研究ニュース

同一の遺伝情報から細胞の多様性を生み出す仕組みを解明生物やがん細胞の多様性の理解へ貢献

【ポイント】

  • 同じ遺伝子を持つ酵母が異なる性質を持つ多様な個体を生み出す仕組みを解明。
  • 個体間の多様性を制御するタンパク質の働きを解明。
  • 抗がん剤に抵抗性を示すがん細胞の出現を抑える治療法への応用に期待。

【概要】

北海道大学大学院理学研究院の村上洋太教授、同大学大学院総合化学院博士後期課程の反田真登氏らの研究グループは、同一の遺伝情報から細胞の多様性が生み出される仕組みの一端を明らかにしました。

一卵性双生児のように全く同じ遺伝子を持っていても、その個性は異なり、細胞レベルでも同じ母細胞から生まれた細胞の性質が異なることがあります。研究グループは、単細胞生物である分裂酵母を用いて、そのような多様性を生み出す分子機構の解明に取り組みました。遺伝子の本体であるDNAは長い繊維状の巨大分子で、ヒストンと呼ばれるタンパク質に巻きついたクロマチンと呼ばれる構造をとって細胞の中に収められています。高度に凝集したヘテロクロマチンと呼ばれるクロマチンに取り込まれた遺伝子では、その情報が読み取られません。細胞は、ヘテロクロマチンを使って不要な遺伝子の情報が読み取られないようにしており、分裂酵母のEpe1と呼ばれるタンパク質は、ヘテロクロマチンを解消する機能を持つことが知られています。

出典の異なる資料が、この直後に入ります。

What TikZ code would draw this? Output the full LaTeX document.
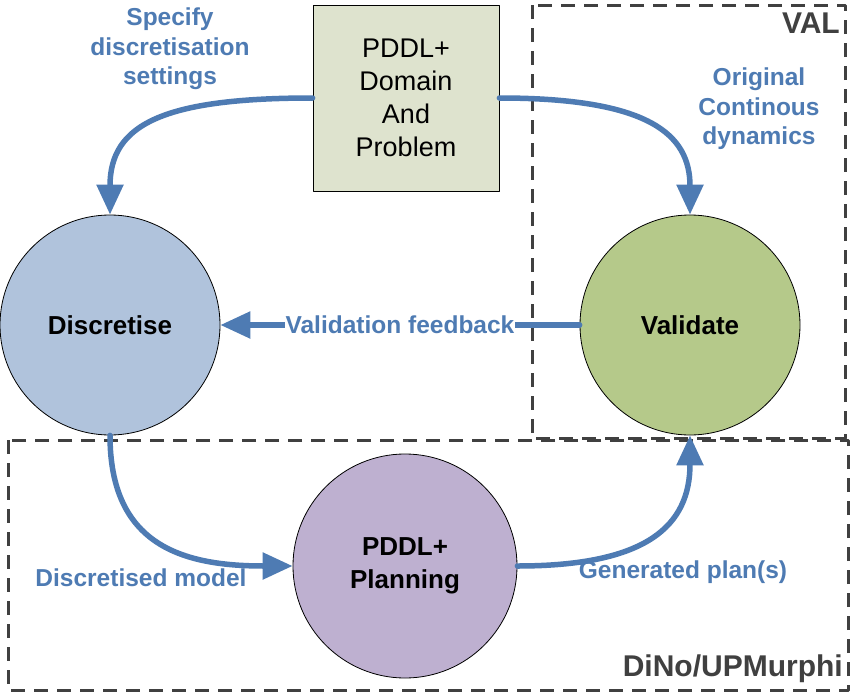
\documentclass[tikz,border=0pt]{standalone}
\usepackage{fontspec}
\setmainfont{Liberation Sans}
\usetikzlibrary{arrows.meta,positioning}
\definecolor{dinoBlue}{HTML}{4E7BB3}
\definecolor{dinoGrey}{HTML}{404040}
\definecolor{dinoSage}{HTML}{DEE3CE}
\definecolor{dinoSky}{HTML}{B0C3DC}
\definecolor{dinoLeaf}{HTML}{B5C98A}
\definecolor{dinoLilac}{HTML}{BEB0D0}

\begin{document}
\begin{tikzpicture}[x=1pt,y=-1pt,>={Triangle[length=30pt,width=26pt]},line join=round]
\useasboundingbox[fill=white] (0,0) rectangle (852,696);
\tikzset{flow/.style={draw=dinoBlue,line width=5.5pt,line cap=round,->},blob/.style={circle,draw=black,line width=0.8pt,minimum size=220pt,inner sep=0pt,align=center,font=\fontsize{26}{33}\selectfont\bfseries},tag/.style={text=dinoBlue,font=\fontsize{24.5}{29.5}\selectfont\bfseries,align=center},zone/.style={draw=dinoGrey,line width=3pt,dash pattern=on 14pt off 9pt},zonename/.style={text=dinoGrey,font=\fontsize{30}{32}\selectfont\bfseries}}
% groups
\draw[zone] (532,5) rectangle (845,438); \node[zonename,anchor=north east,inner sep=2pt] (valname) at (842,11) {VAL};
\draw[zone] (8,440) rectangle (848,690); \node[zonename,anchor=south east,inner sep=2pt] (dinoname) at (845,685) {DiNo/UPMurphi};
% nodes
\node[draw=black,line width=0.8pt,fill=dinoSage,minimum width=186pt,minimum height=186pt,align=center,font=\fontsize{27}{33}\selectfont] (domain) at (406,98) {PDDL+\\Domain\\And\\Problem};
\node[blob,fill=dinoSky] (disc) at (110,325) {Discretise};
\node[blob,fill=dinoLeaf] (valid) at (690,325) {Validate};
\node[blob,fill=dinoLilac,minimum size=224pt] (plan) at (405,566) {PDDL+\\Planning};
% flows
\draw[flow] (domain.west) .. controls +(-150,0) and +(0,-90) .. (disc.north);
\draw[flow] (domain.east) .. controls +(150,0) and +(0,-80) .. (valid.north);
\draw[flow] (valid.west) -- node[fill=white,inner sep=1pt,tag] (feedback) {Validation feedback} (disc.east);
\draw[flow] (disc.south) .. controls +(0,110) and +(-110,0) .. (plan.west);
\draw[flow] (plan.east) .. controls +(130,0) and +(0,90) .. (valid.south);
% labels
\node[tag] (specify) at (170,49) {Specify\\discretisation\\settings};
\node[tag] (original) at (759,109) {Original\\Continous\\dynamics};
\node[tag] (model) at (141,578) {Discretised model};
\node[tag] (plans) at (683,572) {Generated plan(s)};
\end{tikzpicture}
\end{document}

研究グループは、Epe1が欠損した細胞では、ヘテロクロマチンが無かった領域で偶発的にヘテロクロマチンが生じ、様々な遺伝子が働かなくなった結果、同じ遺伝子を持ちながら異なる性質を示す酵母が出現することを発見しました。さらに詳しく調べると、Epe1は既にできた偶発的ヘテロクロマチンを消去するだけでなく、その形成を未然に防ぐ、二重の働きをしていることが明らかになりました(図1)。

図1.Epe1が偶発的ヘテロクロマチンを抑制する二つの機構

しかも、Epe1による偶発的ヘテロクロマチンの抑制・消去は不完全で、まれに「消し忘れ」が生じ、その結果Epe1をもつ酵母の間でも、異なるヘテロクロマチン分布を示すものが出現することもわかりました(図2)。

図2.偶発的ヘテロクロマチンにより細胞の個性が生じる仕組み

つまり、Epe1は偶発的ヘテロクロマチン形成による極端な多様性の出現を防ぐ一方で、ある程度の「個性」は許容していることになります。多様な個性は,絶えず変化する環境変化への適応に役立つと考えられる一方で、一つのがん細胞が分裂して出来た腫瘍の細胞の中に、異なる個性を示すものが存在することで様々な抗がん剤に対する抵抗性を生み出す源泉になっているのではないかと考えられています。

本研究は,生物の環境に適応する戦略の一端を明らかにするとともに、効果的ながん治療を考える上で重要な知見を与えるものと期待されます。

なお,本研究成果は,2019年6月17日(月)公開のPlos Genetics誌に掲載されました。